Sekretaris Direktur Pascasarjana UIN Suska Riau
Para pemerhati bumi dan lingkungan hidup memperingati Hari Bumi setiap tahun. Bagaimana kaitan penyelamatan bumi dengan ajaran Islam khususnya dengan ibadah puasa?
Dalam ajaran Islam demikian penting tentang melestarikan alam, namun mengapa implementasinya tidak pernah nyata dan membumi secara substansi dan universal? Inilah pertanyaan krusial yang memerlukan jawaban dari para saintis dan masyarakat Muslim. Pertanyaan selanjutnya sudah sampai sejauh manakah nilai-nilai yang tekandung dalam Islam dapat menjaga keharmonisan hubungan manusia-alam–Allah, serta bagaimana peran manusia dalam menyelamatkan bumi serta menjaga kelestariannya? Bagaimana hubungan puasa (shaum) dengan menyelamatkan bumi?
Dalam pandangan antropologi agama ibadah puasa adalah ibadah yang tertua yang terdapat dalam semua agama umat manusia. Ibadah puasa lebih tua daripada salat, zakat, haji dan lain-lain. Puasa tidak hanya dilakukan oleh manusia. Juga oleh hewan dan tumbuh-tumbuhan, bahkan bangsa jin dan para malaikat untuk mencapai kesempurnaan mereka. Bagaimana hubungan puasa dengan siuasi bumi yang semakim hari semakin krisis, yang kita sebut dengan krisis lingkungan (environmental crisis).

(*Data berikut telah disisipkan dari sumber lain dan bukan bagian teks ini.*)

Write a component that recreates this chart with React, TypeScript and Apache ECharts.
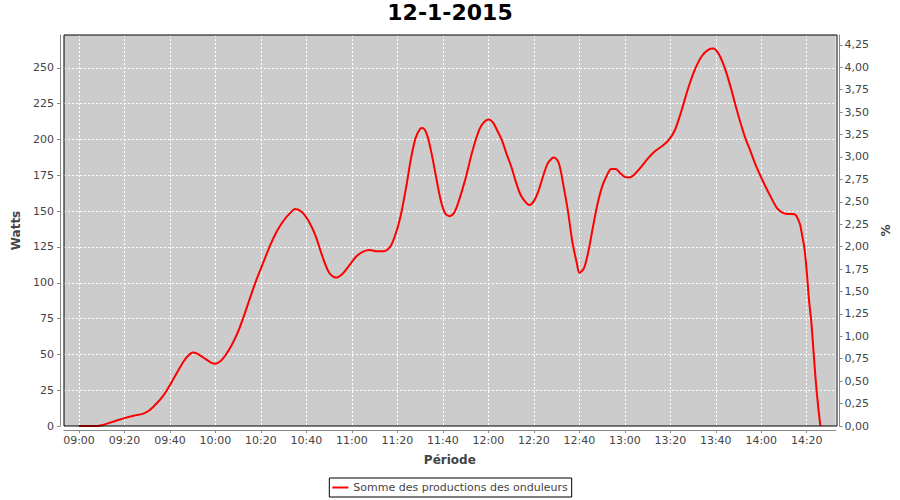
import React, { useEffect, useRef } from "react";
import * as echarts from "echarts";

const TITLE = "12-1-2015";
const SERIES_NAME = "Somme des productions des onduleurs";
const X_NAME = "Période";
const Y_LEFT_NAME = "Watts";
const Y_RIGHT_NAME = "%";

const times = [
  "09:00", "09:04", "09:08", "09:10", "09:12", "09:16", "09:20", "09:24", "09:28", "09:31",
  "09:34", "09:37", "09:40", "09:43", "09:46", "09:48", "09:50", "09:52", "09:55", "09:58",
  "10:00", "10:02", "10:04", "10:07", "10:10", "10:13", "10:15", "10:18", "10:21", "10:24",
  "10:27", "10:30", "10:33", "10:35", "10:38", "10:41", "10:44", "10:47", "10:50", "10:53",
  "10:56", "10:59", "11:02", "11:05", "11:08", "11:11", "11:14", "11:17", "11:20", "11:22",
  "11:24", "11:26", "11:28", "11:30", "11:31", "11:33", "11:35", "11:37", "11:39", "11:41",
  "11:43", "11:45", "11:47", "11:50", "11:53", "11:56", "11:58", "12:00", "12:02", "12:04",
  "12:06", "12:08", "12:10", "12:12", "12:14", "12:16", "12:18", "12:20", "12:22", "12:24",
  "12:26", "12:28", "12:29", "12:31", "12:33", "12:35", "12:37", "12:39", "12:40", "12:42",
  "12:44", "12:46", "12:48", "12:50", "12:52", "12:54", "12:56", "12:58", "13:00", "13:02",
  "13:04", "13:07", "13:10", "13:13", "13:16", "13:19", "13:22", "13:25", "13:28", "13:31",
  "13:34", "13:37", "13:39", "13:41", "13:43", "13:45", "13:47", "13:49", "13:51", "13:53",
  "13:55", "13:58", "14:01", "14:04", "14:07", "14:10", "14:13", "14:15", "14:17", "14:18",
  "14:19", "14:20", "14:21", "14:22", "14:23", "14:24", "14:25", "14:26"
];

const watts = [
  0, 0, 0, 0.5, 1.5, 3.5, 5.5, 7.2, 8.5, 11,
  15.5, 21, 28.6, 37, 45, 49, 51.3, 50.5, 47.5, 44.3,
  43.5, 45, 48.5, 56, 66, 79, 88.5, 102, 114, 126,
  136, 143.5, 149, 151.5, 149.5, 143, 133, 118.5, 107, 103.6,
  106.5, 112.5, 118.5, 121.8, 122.8, 122, 122, 125.5, 138, 151,
  168, 187, 201, 207.5, 208, 203.5, 190.5, 174, 158, 148.5,
  146.5, 149, 157, 173, 192, 207, 212, 214, 212, 206,
  199.5, 190, 181.5, 171, 162, 157, 154.3, 157, 164, 174,
  183, 187, 187.5, 183.5, 168, 150, 128, 113, 107, 110,
  122, 139, 155, 167, 174.5, 179.5, 179.5, 176.5, 174, 173.5,
  175.3, 180.5, 186.5, 191.5, 195, 199, 206.5, 220.5, 236.5, 249.5,
  258.5, 263, 263.5, 260.5, 254, 245, 234, 222, 211, 201,
  193, 180.5, 170, 160.5, 152, 148.5, 148, 147.5, 141, 133,
  124, 108, 88, 73, 52, 31, 14, 0
];

const FONT = "DejaVu Sans";

const toMinutes = (t: string) => {
  const [h, m] = t.split(":").map(Number);
  return (h - 9) * 60 + m;
};

const fmtTime = (v: number) => {
  const total = Math.round(v) + 9 * 60;
  const h = Math.floor(total / 60);
  const m = total % 60;
  return String(h).padStart(2, "0") + ":" + String(m).padStart(2, "0");
};

export default function App() {
  const ref = useRef<HTMLDivElement>(null);

  useEffect(() => {
    if (!ref.current) return;
    const chart = echarts.init(ref.current, undefined, { renderer: "svg" });
    const data = times.map((t, i) => [toMinutes(t), watts[i]]);

    const gridLeft = 64;
    const gridTop = 35;
    const gridW = 773;
    const gridH = 391;

    const axisLabelStyle = { color: "#444", fontFamily: FONT, fontSize: 11 };
    const nameStyle = { color: "#444", fontFamily: FONT, fontSize: 12, fontWeight: "bold" as const };

    chart.setOption({
      animation: false,
      backgroundColor: "#ffffff",
      title: {
        text: TITLE,
        left: "center",
        top: 1,
        padding: 0,
        textStyle: { fontFamily: FONT, fontSize: 22, fontWeight: "bold", color: "#000" },
      },
      legend: {
        bottom: 3,
        left: "center",
        data: [SERIES_NAME],
        icon: "rect",
        itemWidth: 16,
        itemHeight: 2,
        itemGap: 0,
        padding: [4, 4, 4, 3],
        borderColor: "#000",
        borderWidth: 1,
        borderRadius: 0,
        textStyle: { fontFamily: FONT, fontSize: 11, color: "#444" },
      },
      grid: {
        left: gridLeft,
        top: gridTop,
        width: gridW,
        height: gridH,
        show: true,
        backgroundColor: "#cccccc",
        borderWidth: 0,
        containLabel: false,
      },
      xAxis: {
        type: "value",
        min: -6.6,
        max: 332.7,
        splitNumber: 17,
        offset: 4,
        name: X_NAME,
        nameLocation: "middle",
        nameGap: 24,
        nameTextStyle: nameStyle,
        axisLine: { show: true, onZero: false, lineStyle: { color: "#888", width: 1 } },
        axisTick: { show: true, length: 3, lineStyle: { color: "#888" } },
        axisLabel: {
          ...axisLabelStyle,
          margin: 5,
          showMinLabel: false,
          showMaxLabel: false,
          formatter: (v: number) => fmtTime(v),
        },
        splitLine: {
          show: true,
          showMinLine: false,
          showMaxLine: false,
          lineStyle: { color: "#ffffff", type: [2, 2], width: 1 },
        },
      },
      yAxis: [
        {
          type: "value",
          min: 0,
          max: 273,
          interval: 25,
          offset: 4,
          position: "left",
          name: Y_LEFT_NAME,
          nameLocation: "middle",
          nameGap: 26,
          nameRotate: 90,
          nameTextStyle: nameStyle,
          axisLine: { show: true, onZero: false, lineStyle: { color: "#888", width: 1 } },
          axisTick: { show: true, length: 3, lineStyle: { color: "#888" } },
          axisLabel: { ...axisLabelStyle, margin: 6, showMaxLabel: false },
          splitLine: {
            show: true,
            showMinLine: false,
            showMaxLine: false,
            lineStyle: { color: "#ffffff", type: [2, 2], width: 1 },
          },
        },
        {
          type: "value",
          min: 0,
          max: 4.36,
          interval: 0.25,
          offset: 4,
          position: "right",
          name: Y_RIGHT_NAME,
          nameLocation: "middle",
          nameGap: 30,
          nameRotate: 90,
          nameTextStyle: nameStyle,
          axisLine: { show: true, onZero: false, lineStyle: { color: "#888", width: 1 } },
          axisTick: { show: true, length: 3, lineStyle: { color: "#888" } },
          axisLabel: {
            ...axisLabelStyle,
            margin: 5,
            showMaxLabel: false,
            formatter: (v: number) => v.toFixed(2).replace(".", ","),
          },
          splitLine: { show: false },
        },
      ],
      graphic: [
        {
          type: "rect",
          z: 100,
          shape: { x: gridLeft, y: gridTop, width: gridW, height: gridH },
          style: { fill: "none", stroke: "#000", lineWidth: 1 },
          silent: true,
        },
      ],
      series: [
        {
          name: SERIES_NAME,
          type: "line",
          xAxisIndex: 0,
          yAxisIndex: 0,
          data,
          smooth: 0.3,
          showSymbol: false,
          symbol: "none",
          lineStyle: { color: "#ff0000", width: 2 },
          itemStyle: { color: "#ff0000" },
          clip: true,
        },
      ],
    });

    return () => chart.dispose();
  }, []);

  return <div ref={ref} style={{ width: 900, height: 500, position: "absolute", left: 0, top: 0 }} />;
}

Krisis alam semesta atau lingkunganhidup yang terjadi dewasa ini merupakan gambaran krisis spiritual paling dalam yang pernah melanda umat manusia akibat pandangan antropocentris. Yakni pendewaan humanisme,materialisme, hedonism dan pragmatisme. Manusia cenderung mengekploitasi alam tanpa batas,sehingga terjadilah ekploitas terhadap alam yang mengatasnamakan keperluan manusia. Hal ini diperlukan penyelamatan bumi dengan segera melalui ibadah puasa yang mengajarkan hidup yang tidak memprioritaskan kepada kehidupam material secara berlebihan. Puasa lebih menitikberatkan kepada ke kehidupan yang spiritualisme (rohani) memiliki perspektif ecoreligius dalam menyelamatkan bumi atau pelestarian lingkungan hidup secara efektif dan mendasar. Tanpa adanya pemahaman ecoreligius dan implementasinya akan mengakibatkan kehancuran bumi dan krisis lingkungan tidak pernah kunjung berhenti.
Makna ibadah puasa secara filosofi dalam kaitannya dengan bumi, lingkungan hidup dan alam semesta tidak akan dapat dimengerti sepenuhnya tanpa mengaitkan dengan konsep Islam tentang manusia. Dalam berbagai agama, manusia selalu dipandang sebagai pemelihara lingkungan namun dalam pandangan antropocentrisme manusia telah berubah menjadi pengekploitasi lingkungan dan alam semesta. Dalam konteks ini kondekuensinya makna spiritual puasa sendiri dalam hal ini memandang manusia dari dua arah, yaitu sebagai wakil Tuhan (QS al-Baqarah: 30) yang cenderung agresif-aktif dan sekaligus hamba Tuhan yang bersifat pasif dalam pengertian yang sebenarnya (QS al-A’rraf: 172).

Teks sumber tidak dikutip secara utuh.